A sushi restaurant serving wild mushroom rolls. An Italian eatery offering wild mushroom risotto. A Mexican restaurant with wild mushroom sopes listed on the menu.
They’re all cashing in on a growing interest in foraged foods, where “wild” and “foraged” are menu buzzwords with the same cache in Asheville as “local.”
But not every “wild” mushroom you’ll find in a restaurant is really found in the forest. Some are farm-raised. And those chefs who serve legitimately foraged foods might find themselves on the wrong side of the health inspector.
That’s because in 2009 the North Carolina Department of Health and Human Services Division of Public Health declared wild mushrooms forbidden menu items, unless individually inspected by an approved mushroom-identification expert.
The problem lies in what exactly constitutes an “expert” in the state’s eyes.
“It’s illegal for restaurants in North Carolina to serve wild mushrooms because they have to come from an ‘approved source,’ which has to be an ‘expert’,” forager Alan Muskat said. “But they’ve never established what that means and how to become one.”

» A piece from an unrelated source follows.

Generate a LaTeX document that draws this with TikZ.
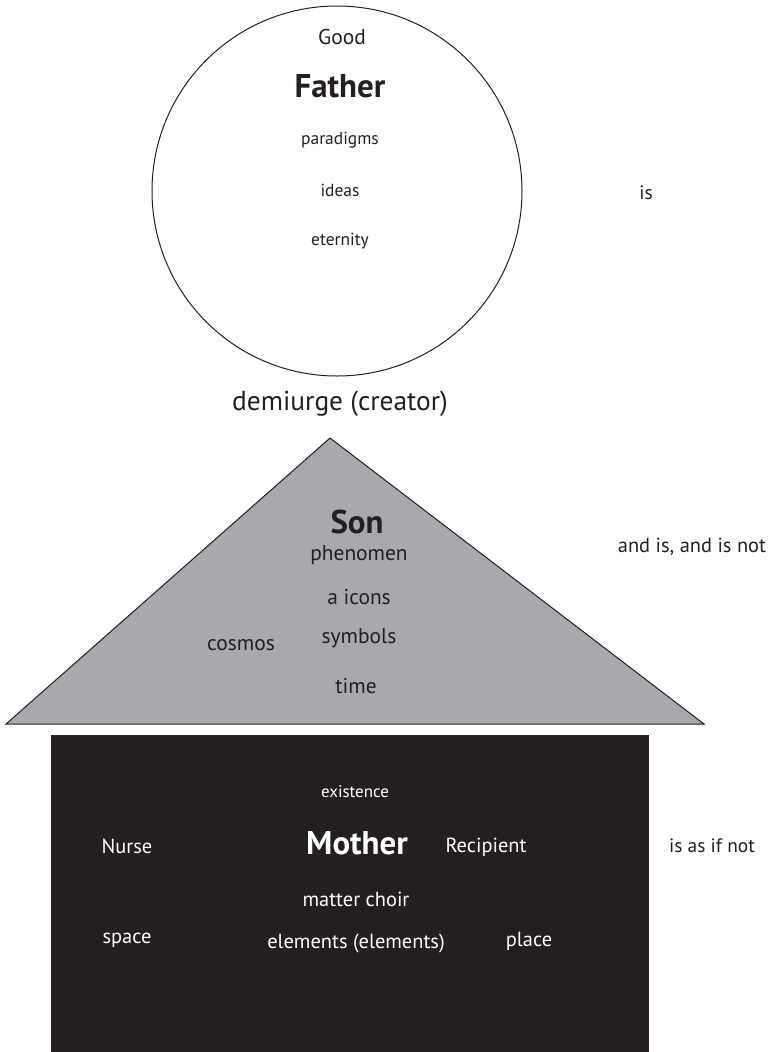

Lots of issues here. Could eating the wrong type of mushroom make you sick or even kill you? Yes. Have “foraged” mushrooms served by restaurants made people sick in the recent past? The answer is also “yes” — and on at least four occasions that Muskat is aware of. Does that mean that mandating mushroom-identification experts is a good idea? Probably not. The market could address this problem pretty simply — if a restaurant and chef wants to serve foraged mushrooms fine, but they should be held liable if they get the identification wrong. And yes, that means among other things being named and shamed.